Washington DC delenda est.
(Score: 1) by TheReaperD on Monday October 12 2015, @02:33PM
This is probably why the CEO stepped down before the investigation. Now, the person answering the questions was not the CEO at the time of the cheating and can claim ignorance while the person that would have to plead the 5th (in the US) is no longer with the company and can hide behind lawyers more easily.
If I was in congress when the new CEO said it was the engineers, I would have had a hard time not to yell out "BULLSHIT!"
Ad eundum quo nemo ante iit
(Score: 2) by BK on Monday October 12 2015, @05:13PM
I honestly doubt that the CEO knew that anything illegal was going on. Maybe in a startup the CEO would know, but for established companies, this is seldom the case. The law [wikipedia.org] says the CEO has to understand and be (criminally, if necessary) responsible for the financial statements. The rest is just PowerPoint slides.

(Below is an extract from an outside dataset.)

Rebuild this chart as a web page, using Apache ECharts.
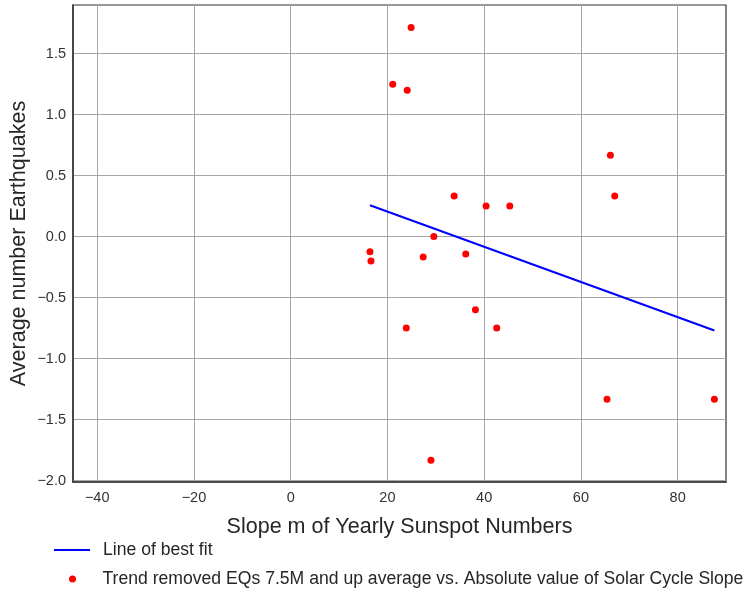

I doubt that anyone in the C-suite knew anything inappropriate was going on either. In my experience, even if they once worked in the field, the best a C-Suitor can hope for is to mentor some up-and-comers and read reports. Hell, even if they really believe [youtube.com] in what their employees do, even if it's the core business, they won't have time to read and map and test every code package. In the case of a car company, code is not the core business. Maybe the PHB that managed the coders reported to someone in the C suite...
...but you HAVE heard of me.
(Score: 0) by Anonymous Coward on Tuesday October 13 2015, @12:36AM
Like dublet wrote, it's about NOx. Current cat doesn't neutralize it so you need something else like urea injection.
There were lean-burning (like diesel) gas engines that give high mileage, but the same problem of high NOx emission stalled their development.